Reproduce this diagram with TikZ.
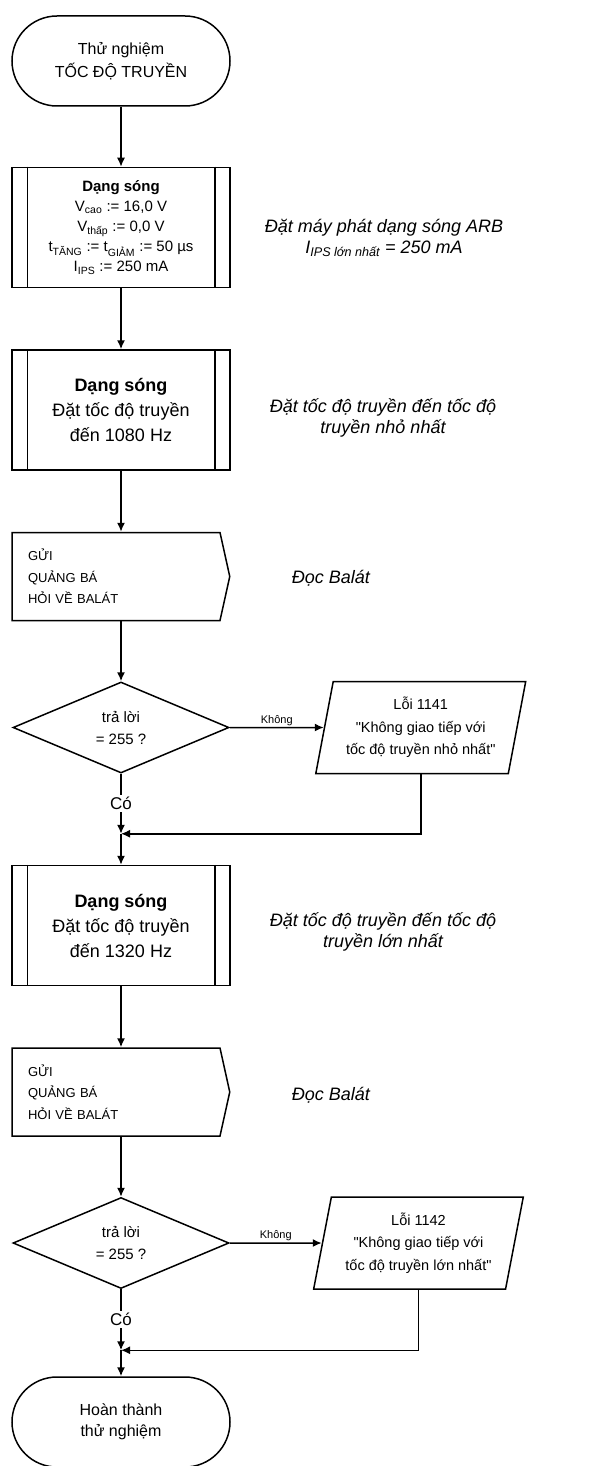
\documentclass[tikz,border=0pt]{standalone}
\usepackage{fontspec}
\setmainfont{Liberation Sans}
\usetikzlibrary{positioning, arrows.meta, shapes.geometric, shapes.symbols}

\begin{document}
\begin{tikzpicture}[
  x=1pt, y=1pt,
  terminal/.style={draw, line width=1.5pt, rounded corners=45pt, minimum width=218pt, minimum height=90pt, align=center, font=\fontsize{16}{23}\selectfont},
  subproc/.style={draw, line width=1.5pt, minimum width=218pt, minimum height=120pt, align=center, font=\fontsize{18}{25}\selectfont},
  sendbox/.style={draw, line width=1.5pt, signal, signal to=east, signal pointer angle=155, minimum height=88pt, inner xsep=16pt, text width=176pt, align=left, font=\fontsize{13}{21.5}\selectfont},
  decision/.style={draw, line width=1.5pt, diamond, aspect=2.4, minimum width=216pt, minimum height=91pt, inner sep=0pt, align=center, font=\fontsize{15}{22}\selectfont},
  errbox/.style={draw, line width=1.5pt, trapezium, trapezium left angle=77, trapezium right angle=103, trapezium stretches=true, minimum width=210pt, minimum height=92pt, align=center, font=\fontsize{14.5}{22.5}\selectfont},
  note/.style={align=center, font=\fontsize{18}{21}\selectfont\itshape},
  arrow/.style={-{Latex[length=9pt, width=8pt]}, line width=1.5pt},
]
  \useasboundingbox (0,0) rectangle (608,-1466);

  % Start
  \node[terminal] (start) at (121,-61) {Thử nghiệm\\TỐC ĐỘ TRUYỀN};

  % Waveform setup
  \node[subproc, below=60pt of start, font=\fontsize{15}{20}\selectfont] (box1) {
    {\bfseries Dạng sóng}\\
    V\textsubscript{cao} := 16,0 V\\
    V\textsubscript{thấp} := 0,0 V\\
    t\textsubscript{TĂNG} := t\textsubscript{GIẢM} := 50 µs\\
    I\textsubscript{IPS} := 250 mA
  };
  \node[note] (ann1) at (384,-238) {Đặt máy phát dạng sóng ARB\\I\textsubscript{IPS lớn nhất} = 250 mA};

  % Lowest baud rate
  \node[subproc, below=61pt of box1] (box2) {{\bfseries Dạng sóng}\\Đặt tốc độ truyền\\đến 1080 Hz};
  \node[note] (ann2) at (383,-418) {Đặt tốc độ truyền đến tốc độ\\truyền nhỏ nhất};

  \node[sendbox, below=61pt of box2, xshift=-5pt] (send1) {GỬI\\QUẢNG BÁ\\HỎI VỀ BALÁT};
  \node[note] (ann3) at (331,-578) {Đọc Balát};

  \node[decision, below=60pt of {send1.south -| box2}] (d1) {trả lời\\= 255 ?};
  \node[errbox, right=94pt of d1] (err1) {Lỗi 1141\\\textquotedbl Không giao tiếp với\\tốc độ truyền nhỏ nhất\textquotedbl};
  \coordinate[below=60pt of d1] (j1);

  % Highest baud rate
  \node[subproc, below=91pt of d1] (box3) {{\bfseries Dạng sóng}\\Đặt tốc độ truyền\\đến 1320 Hz};
  \node[note] (ann4) at (383,-932) {Đặt tốc độ truyền đến tốc độ\\truyền lớn nhất};

  \node[sendbox, below=61pt of box3, xshift=-5pt] (send2) {GỬI\\QUẢNG BÁ\\HỎI VỀ BALÁT};
  \node[note] (ann5) at (331,-1095) {Đọc Balát};

  \node[decision, below=60pt of {send2.south -| box3}] (d2) {trả lời\\= 255 ?};
  \node[errbox, right=92pt of d2] (err2) {Lỗi 1142\\\textquotedbl Không giao tiếp với\\tốc độ truyền lớn nhất\textquotedbl};
  \coordinate[below=61pt of d2] (j2);

  % End
  \node[terminal, below=87pt of d2, font=\fontsize{16}{21}\selectfont] (end) {Hoàn thành\\thử nghiệm};

  % Inner bars of the subprocess boxes
  \foreach \b in {box1, box2, box3} {
    \draw[line width=1.5pt] ([xshift=16pt]\b.north west) -- ([xshift=16pt]\b.south west);
    \draw[line width=1.5pt] ([xshift=-16pt]\b.north east) -- ([xshift=-16pt]\b.south east);
  }

  % Connectors
  \draw[arrow] (start) -- (box1);
  \draw[arrow] (box1) -- (box2);
  \draw[arrow] (box2) -- (box2 |- send1.north);
  \draw[arrow] (send1.south -| d1) -- (d1);
  \draw[arrow] (d1) -- node[above, inner sep=1pt, font=\fontsize{11}{12}\selectfont] {Không} (err1);
  \draw[arrow] (d1) -- node[fill=white, inner sep=2pt, font=\fontsize{17}{18}\selectfont] {Có} (j1);
  \draw[arrow] (err1.south) |- (j1);
  \draw[arrow] (j1) -- (box3);

  \draw[arrow] (box3) -- (box3 |- send2.north);
  \draw[arrow] (send2.south -| d2) -- (d2);
  \draw[arrow] (d2) -- node[above, inner sep=1pt, font=\fontsize{11}{12}\selectfont] {Không} (err2);
  \draw[arrow] (d2) -- node[fill=white, inner sep=2pt, font=\fontsize{17}{18}\selectfont] {Có} (j2);
  \draw[arrow] (err2.south) |- (j2);
  \draw[arrow] (j2) -- (end);

\end{tikzpicture}
\end{document}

- - -

▶ [TO DO] Your copy of the data should match it exactly, except that pictures are left out.

▶ [ANSWER FOR THE TASK]
Reproduce this diagram with TikZ.
\documentclass[tikz,border=0pt]{standalone}
\usepackage{fontspec}
\setmainfont{Liberation Sans}
\usetikzlibrary{positioning, arrows.meta, shapes.geometric, shapes.symbols}

\begin{document}
\begin{tikzpicture}[
  x=1pt, y=1pt,
  terminal/.style={draw, line width=1.5pt, rounded corners=45pt, minimum width=218pt, minimum height=90pt, align=center, font=\fontsize{16}{23}\selectfont},
  subproc/.style={draw, line width=1.5pt, minimum width=218pt, minimum height=120pt, align=center, font=\fontsize{18}{25}\selectfont},
  sendbox/.style={draw, line width=1.5pt, signal, signal to=east, signal pointer angle=155, minimum height=88pt, inner xsep=16pt, text width=176pt, align=left, font=\fontsize{13}{21.5}\selectfont},
  decision/.style={draw, line width=1.5pt, diamond, aspect=2.4, minimum width=216pt, minimum height=91pt, inner sep=0pt, align=center, font=\fontsize{15}{22}\selectfont},
  errbox/.style={draw, line width=1.5pt, trapezium, trapezium left angle=77, trapezium right angle=103, trapezium stretches=true, minimum width=210pt, minimum height=92pt, align=center, font=\fontsize{14.5}{22.5}\selectfont},
  note/.style={align=center, font=\fontsize{18}{21}\selectfont\itshape},
  arrow/.style={-{Latex[length=9pt, width=8pt]}, line width=1.5pt},
]
  \useasboundingbox (0,0) rectangle (608,-1466);

  % Start
  \node[terminal] (start) at (121,-61) {Thử nghiệm\\TỐC ĐỘ TRUYỀN};

  % Waveform setup
  \node[subproc, below=60pt of start, font=\fontsize{15}{20}\selectfont] (box1) {
    {\bfseries Dạng sóng}\\
    V\textsubscript{cao} := 16,0 V\\
    V\textsubscript{thấp} := 0,0 V\\
    t\textsubscript{TĂNG} := t\textsubscript{GIẢM} := 50 µs\\
    I\textsubscript{IPS} := 250 mA
  };
  \node[note] (ann1) at (384,-238) {Đặt máy phát dạng sóng ARB\\I\textsubscript{IPS lớn nhất} = 250 mA};

  % Lowest baud rate
  \node[subproc, below=61pt of box1] (box2) {{\bfseries Dạng sóng}\\Đặt tốc độ truyền\\đến 1080 Hz};
  \node[note] (ann2) at (383,-418) {Đặt tốc độ truyền đến tốc độ\\truyền nhỏ nhất};

  \node[sendbox, below=61pt of box2, xshift=-5pt] (send1) {GỬI\\QUẢNG BÁ\\HỎI VỀ BALÁT};
  \node[note] (ann3) at (331,-578) {Đọc Balát};

  \node[decision, below=60pt of {send1.south -| box2}] (d1) {trả lời\\= 255 ?};
  \node[errbox, right=94pt of d1] (err1) {Lỗi 1141\\\textquotedbl Không giao tiếp với\\tốc độ truyền nhỏ nhất\textquotedbl};
  \coordinate[below=60pt of d1] (j1);

  % Highest baud rate
  \node[subproc, below=91pt of d1] (box3) {{\bfseries Dạng sóng}\\Đặt tốc độ truyền\\đến 1320 Hz};
  \node[note] (ann4) at (383,-932) {Đặt tốc độ truyền đến tốc độ\\truyền lớn nhất};

  \node[sendbox, below=61pt of box3, xshift=-5pt] (send2) {GỬI\\QUẢNG BÁ\\HỎI VỀ BALÁT};
  \node[note] (ann5) at (331,-1095) {Đọc Balát};

  \node[decision, below=60pt of {send2.south -| box3}] (d2) {trả lời\\= 255 ?};
  \node[errbox, right=92pt of d2] (err2) {Lỗi 1142\\\textquotedbl Không giao tiếp với\\tốc độ truyền lớn nhất\textquotedbl};
  \coordinate[below=61pt of d2] (j2);

  % End
  \node[terminal, below=87pt of d2, font=\fontsize{16}{21}\selectfont] (end) {Hoàn thành\\thử nghiệm};

  % Inner bars of the subprocess boxes
  \foreach \b in {box1, box2, box3} {
    \draw[line width=1.5pt] ([xshift=16pt]\b.north west) -- ([xshift=16pt]\b.south west);
    \draw[line width=1.5pt] ([xshift=-16pt]\b.north east) -- ([xshift=-16pt]\b.south east);
  }

  % Connectors
  \draw[arrow] (start) -- (box1);
  \draw[arrow] (box1) -- (box2);
  \draw[arrow] (box2) -- (box2 |- send1.north);
  \draw[arrow] (send1.south -| d1) -- (d1);
  \draw[arrow] (d1) -- node[above, inner sep=1pt, font=\fontsize{11}{12}\selectfont] {Không} (err1);
  \draw[arrow] (d1) -- node[fill=white, inner sep=2pt, font=\fontsize{17}{18}\selectfont] {Có} (j1);
  \draw[arrow] (err1.south) |- (j1);
  \draw[arrow] (j1) -- (box3);

  \draw[arrow] (box3) -- (box3 |- send2.north);
  \draw[arrow] (send2.south -| d2) -- (d2);
  \draw[arrow] (d2) -- node[above, inner sep=1pt, font=\fontsize{11}{12}\selectfont] {Không} (err2);
  \draw[arrow] (d2) -- node[fill=white, inner sep=2pt, font=\fontsize{17}{18}\selectfont] {Có} (j2);
  \draw[arrow] (err2.south) |- (j2);
  \draw[arrow] (j2) -- (end);

\end{tikzpicture}
\end{document}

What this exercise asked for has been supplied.